Un retour entre joie et effroi
Le retour à la vie de ces femmes n’est pas facile. Beaucoup d’entre elles ont perdu tous les hommes de leur famille. Elles doivent donc subvenir à leurs besoins et à ceux de leurs enfants toutes seules. Certaines ne surmontent pas le traumatisme et se suicident. «Mais globalement les femmes ont une force de rebond», estime le président de Yahad in unum. Pour les garçons, «c’est autre chose». «Ils ont été emmenés dans des camps d’entrainement, ils ont étudié dans des écoles islamiques pendant un an et demi, ils ne se souviennent pas de leur langue d’origine ; tel enfant parle le turc, le russe, l’anglais, parce qu’ils ont été acheté par des daesh de ces pays-là. Il y a une réadaptation au langage, et un travail pour sortir de cette emprise de Daech».
Ces survivants peuvent compter sur leurs familles qui les accueillent avec «joie», mais aussi avec «effroi». Joie de retrouver quelques parents alors que des dizaines d’autres ont été massacrés ou n’ont pu s’échapper. Effroi car certains enfants, surtout les garçons, sont devenus djihadistes. Le père Desbois raconte l’entretien qu’il a eu avec une femme revenue du califat avec son garçon.

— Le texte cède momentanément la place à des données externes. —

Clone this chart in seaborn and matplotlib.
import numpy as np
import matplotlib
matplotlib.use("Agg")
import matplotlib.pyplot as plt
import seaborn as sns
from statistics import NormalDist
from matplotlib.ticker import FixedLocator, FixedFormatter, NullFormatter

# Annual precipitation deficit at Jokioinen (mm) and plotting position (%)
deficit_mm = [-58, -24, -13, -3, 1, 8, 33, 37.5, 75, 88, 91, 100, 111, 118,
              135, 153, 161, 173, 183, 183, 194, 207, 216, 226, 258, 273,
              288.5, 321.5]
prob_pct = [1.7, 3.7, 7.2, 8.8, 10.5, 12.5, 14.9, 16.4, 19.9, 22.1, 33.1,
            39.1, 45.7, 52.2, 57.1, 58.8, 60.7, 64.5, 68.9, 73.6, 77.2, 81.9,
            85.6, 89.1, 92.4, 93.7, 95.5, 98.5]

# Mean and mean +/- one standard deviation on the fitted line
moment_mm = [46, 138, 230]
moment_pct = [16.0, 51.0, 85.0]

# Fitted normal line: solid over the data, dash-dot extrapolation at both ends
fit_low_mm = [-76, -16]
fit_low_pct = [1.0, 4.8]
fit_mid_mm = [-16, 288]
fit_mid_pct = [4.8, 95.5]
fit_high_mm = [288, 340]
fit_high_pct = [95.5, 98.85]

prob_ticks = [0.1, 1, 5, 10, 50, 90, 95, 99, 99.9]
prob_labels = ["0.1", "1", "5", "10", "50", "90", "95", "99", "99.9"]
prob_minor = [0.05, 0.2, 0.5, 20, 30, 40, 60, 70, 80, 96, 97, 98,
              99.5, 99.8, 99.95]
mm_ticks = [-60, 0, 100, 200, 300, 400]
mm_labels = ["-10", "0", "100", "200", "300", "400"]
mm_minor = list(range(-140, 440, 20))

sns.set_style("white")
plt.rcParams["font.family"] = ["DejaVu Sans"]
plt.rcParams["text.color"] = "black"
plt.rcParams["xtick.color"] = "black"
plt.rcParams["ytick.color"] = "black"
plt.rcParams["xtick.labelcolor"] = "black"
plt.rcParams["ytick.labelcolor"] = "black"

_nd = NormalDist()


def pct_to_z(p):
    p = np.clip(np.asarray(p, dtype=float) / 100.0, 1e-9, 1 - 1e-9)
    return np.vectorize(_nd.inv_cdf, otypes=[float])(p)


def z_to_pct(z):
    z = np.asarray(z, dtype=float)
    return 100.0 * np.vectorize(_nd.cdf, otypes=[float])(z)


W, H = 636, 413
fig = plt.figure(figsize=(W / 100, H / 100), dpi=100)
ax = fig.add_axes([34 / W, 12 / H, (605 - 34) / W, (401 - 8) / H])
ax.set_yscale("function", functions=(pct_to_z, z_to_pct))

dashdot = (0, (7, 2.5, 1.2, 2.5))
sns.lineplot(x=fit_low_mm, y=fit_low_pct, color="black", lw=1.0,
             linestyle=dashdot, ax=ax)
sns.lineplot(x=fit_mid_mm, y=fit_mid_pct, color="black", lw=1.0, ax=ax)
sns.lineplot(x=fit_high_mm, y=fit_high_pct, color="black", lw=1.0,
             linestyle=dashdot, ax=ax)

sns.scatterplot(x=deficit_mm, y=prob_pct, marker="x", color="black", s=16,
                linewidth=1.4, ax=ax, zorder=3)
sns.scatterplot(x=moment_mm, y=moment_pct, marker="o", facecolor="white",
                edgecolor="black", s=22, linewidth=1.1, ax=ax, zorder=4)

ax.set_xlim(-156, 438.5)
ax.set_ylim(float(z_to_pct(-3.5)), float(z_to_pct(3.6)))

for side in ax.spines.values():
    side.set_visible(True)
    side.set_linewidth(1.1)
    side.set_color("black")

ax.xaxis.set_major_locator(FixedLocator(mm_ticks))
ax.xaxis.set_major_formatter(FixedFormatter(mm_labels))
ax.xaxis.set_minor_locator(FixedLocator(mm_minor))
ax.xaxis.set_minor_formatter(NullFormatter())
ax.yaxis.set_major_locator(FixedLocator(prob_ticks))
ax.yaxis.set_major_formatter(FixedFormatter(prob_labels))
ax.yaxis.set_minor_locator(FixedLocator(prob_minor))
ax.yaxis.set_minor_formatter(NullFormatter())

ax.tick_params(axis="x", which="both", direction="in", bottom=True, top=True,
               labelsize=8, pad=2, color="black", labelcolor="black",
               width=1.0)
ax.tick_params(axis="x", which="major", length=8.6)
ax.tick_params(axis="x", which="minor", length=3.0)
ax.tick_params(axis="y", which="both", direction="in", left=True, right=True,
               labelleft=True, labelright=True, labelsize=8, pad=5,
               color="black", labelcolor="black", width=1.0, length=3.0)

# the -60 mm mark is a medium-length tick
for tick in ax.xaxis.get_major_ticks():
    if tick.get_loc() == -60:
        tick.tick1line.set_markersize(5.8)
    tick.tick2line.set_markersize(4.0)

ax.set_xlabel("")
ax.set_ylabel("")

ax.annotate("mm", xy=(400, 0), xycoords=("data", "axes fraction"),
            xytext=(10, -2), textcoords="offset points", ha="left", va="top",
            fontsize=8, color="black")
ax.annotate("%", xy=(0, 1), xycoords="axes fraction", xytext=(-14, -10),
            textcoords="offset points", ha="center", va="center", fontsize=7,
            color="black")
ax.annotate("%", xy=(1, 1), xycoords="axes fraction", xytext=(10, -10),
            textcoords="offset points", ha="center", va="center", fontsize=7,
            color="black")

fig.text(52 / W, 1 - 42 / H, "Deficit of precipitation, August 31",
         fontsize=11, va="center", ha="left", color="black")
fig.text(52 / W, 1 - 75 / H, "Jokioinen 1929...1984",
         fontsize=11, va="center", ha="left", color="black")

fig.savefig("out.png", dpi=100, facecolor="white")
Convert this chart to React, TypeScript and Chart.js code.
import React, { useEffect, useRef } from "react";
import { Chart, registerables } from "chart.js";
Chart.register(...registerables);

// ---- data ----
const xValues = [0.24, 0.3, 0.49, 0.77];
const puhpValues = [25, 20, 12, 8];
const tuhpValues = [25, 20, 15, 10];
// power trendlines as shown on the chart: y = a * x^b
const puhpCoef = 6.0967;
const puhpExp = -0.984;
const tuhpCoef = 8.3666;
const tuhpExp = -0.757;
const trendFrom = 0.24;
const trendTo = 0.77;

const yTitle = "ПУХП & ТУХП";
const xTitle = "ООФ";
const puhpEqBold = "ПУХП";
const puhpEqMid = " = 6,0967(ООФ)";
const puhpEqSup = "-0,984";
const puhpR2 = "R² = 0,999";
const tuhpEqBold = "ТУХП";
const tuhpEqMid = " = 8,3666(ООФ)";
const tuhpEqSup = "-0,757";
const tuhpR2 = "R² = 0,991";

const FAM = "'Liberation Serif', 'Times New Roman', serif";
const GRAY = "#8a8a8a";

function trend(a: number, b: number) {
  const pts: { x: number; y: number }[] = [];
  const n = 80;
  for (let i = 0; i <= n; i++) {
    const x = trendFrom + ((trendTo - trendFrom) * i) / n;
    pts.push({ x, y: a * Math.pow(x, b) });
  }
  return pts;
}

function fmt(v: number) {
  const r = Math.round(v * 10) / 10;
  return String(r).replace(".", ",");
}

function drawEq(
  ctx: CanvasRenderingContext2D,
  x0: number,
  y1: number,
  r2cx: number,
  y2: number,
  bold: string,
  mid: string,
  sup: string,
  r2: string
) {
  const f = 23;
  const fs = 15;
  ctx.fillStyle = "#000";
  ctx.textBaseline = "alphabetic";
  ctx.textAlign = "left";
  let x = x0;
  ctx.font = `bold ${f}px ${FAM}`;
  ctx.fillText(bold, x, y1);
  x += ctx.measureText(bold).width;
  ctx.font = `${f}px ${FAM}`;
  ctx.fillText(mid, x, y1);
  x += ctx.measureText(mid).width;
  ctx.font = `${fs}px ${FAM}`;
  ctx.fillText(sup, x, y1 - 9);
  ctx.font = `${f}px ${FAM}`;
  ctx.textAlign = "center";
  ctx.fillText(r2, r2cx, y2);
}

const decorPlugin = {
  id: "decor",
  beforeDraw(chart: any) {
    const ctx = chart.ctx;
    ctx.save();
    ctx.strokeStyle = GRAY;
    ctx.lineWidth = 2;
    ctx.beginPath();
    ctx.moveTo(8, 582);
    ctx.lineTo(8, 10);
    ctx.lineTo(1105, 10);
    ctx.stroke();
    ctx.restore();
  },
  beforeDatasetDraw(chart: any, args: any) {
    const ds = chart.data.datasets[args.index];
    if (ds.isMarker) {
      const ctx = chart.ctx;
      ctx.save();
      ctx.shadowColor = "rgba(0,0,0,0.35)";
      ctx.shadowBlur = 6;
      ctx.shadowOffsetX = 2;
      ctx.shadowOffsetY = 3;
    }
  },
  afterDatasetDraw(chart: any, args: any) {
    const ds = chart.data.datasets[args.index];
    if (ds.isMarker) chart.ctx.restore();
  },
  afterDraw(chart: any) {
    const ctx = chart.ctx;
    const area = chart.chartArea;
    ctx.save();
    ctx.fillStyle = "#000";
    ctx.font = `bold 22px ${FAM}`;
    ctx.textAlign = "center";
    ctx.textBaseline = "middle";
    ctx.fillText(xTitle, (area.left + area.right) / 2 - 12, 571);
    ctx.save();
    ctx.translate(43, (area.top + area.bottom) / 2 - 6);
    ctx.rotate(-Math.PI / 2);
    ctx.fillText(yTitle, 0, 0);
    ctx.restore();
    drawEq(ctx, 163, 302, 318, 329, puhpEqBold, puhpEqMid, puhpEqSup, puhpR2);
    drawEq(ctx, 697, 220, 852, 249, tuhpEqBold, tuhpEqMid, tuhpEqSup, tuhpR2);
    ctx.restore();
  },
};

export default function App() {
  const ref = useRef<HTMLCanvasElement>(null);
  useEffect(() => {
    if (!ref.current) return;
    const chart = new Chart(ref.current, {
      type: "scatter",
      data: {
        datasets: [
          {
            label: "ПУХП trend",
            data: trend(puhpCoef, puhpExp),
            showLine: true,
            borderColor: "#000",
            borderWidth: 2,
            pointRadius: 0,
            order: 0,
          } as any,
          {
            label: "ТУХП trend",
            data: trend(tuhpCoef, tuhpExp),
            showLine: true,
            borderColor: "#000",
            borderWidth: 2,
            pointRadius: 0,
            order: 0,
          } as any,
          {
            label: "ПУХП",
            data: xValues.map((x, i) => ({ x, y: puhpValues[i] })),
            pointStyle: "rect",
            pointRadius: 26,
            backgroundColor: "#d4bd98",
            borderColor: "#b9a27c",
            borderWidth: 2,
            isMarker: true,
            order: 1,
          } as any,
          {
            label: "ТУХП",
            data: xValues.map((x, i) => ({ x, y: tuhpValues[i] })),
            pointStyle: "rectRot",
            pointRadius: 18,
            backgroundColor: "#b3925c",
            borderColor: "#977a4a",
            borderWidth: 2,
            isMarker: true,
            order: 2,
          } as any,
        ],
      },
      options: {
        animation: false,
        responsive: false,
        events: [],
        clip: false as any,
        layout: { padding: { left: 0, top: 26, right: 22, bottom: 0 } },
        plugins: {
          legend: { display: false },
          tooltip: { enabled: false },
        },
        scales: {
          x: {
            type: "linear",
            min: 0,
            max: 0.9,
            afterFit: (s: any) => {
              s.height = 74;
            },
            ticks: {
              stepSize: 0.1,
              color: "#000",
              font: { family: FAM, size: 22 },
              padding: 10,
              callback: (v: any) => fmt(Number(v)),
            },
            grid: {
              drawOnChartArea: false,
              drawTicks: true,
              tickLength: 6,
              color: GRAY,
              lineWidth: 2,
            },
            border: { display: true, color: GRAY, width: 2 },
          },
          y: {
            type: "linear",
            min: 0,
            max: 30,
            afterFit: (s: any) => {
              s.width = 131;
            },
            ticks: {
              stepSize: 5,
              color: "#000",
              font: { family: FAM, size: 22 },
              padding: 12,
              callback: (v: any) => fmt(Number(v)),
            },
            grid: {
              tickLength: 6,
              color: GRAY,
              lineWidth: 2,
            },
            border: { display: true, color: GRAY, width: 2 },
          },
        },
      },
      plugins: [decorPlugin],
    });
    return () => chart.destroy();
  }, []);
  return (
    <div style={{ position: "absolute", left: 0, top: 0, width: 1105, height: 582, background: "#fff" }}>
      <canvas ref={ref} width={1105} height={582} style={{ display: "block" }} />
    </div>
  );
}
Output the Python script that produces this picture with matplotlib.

«Toutes les cinq minutes, durant l’interview, il s’arrêtait et criait “Allah Akbar, longue vie à Bagdadi” (le chef de Daech). À la fin de l’entretien, il a demandé au cameraman de lui donner son sac en disant: “je vais tous vous faire exploser“. Cet enfant ne savait plus du tout qui il était».
Aujourd’hui, les Yazidis aspirent à retrouver les derniers membres de leur communauté encore entre les mains de Daech. Ceux qui ont fui à l’étranger n’ont pas encore l’envie de revenir. Le souvenir des crimes de Daesh est encore trop proche, et la trahison de certains de leurs voisins trop douloureuse pour espérer réinstaurer un climat de confiance propices au retour. «Après un génocide, les victimes n’en ont pas fini», rappelle le père Desbois, conscient du long chemin qu’elles devront parcourir pour guérir, s’il en est possible, de ce long cauchemar.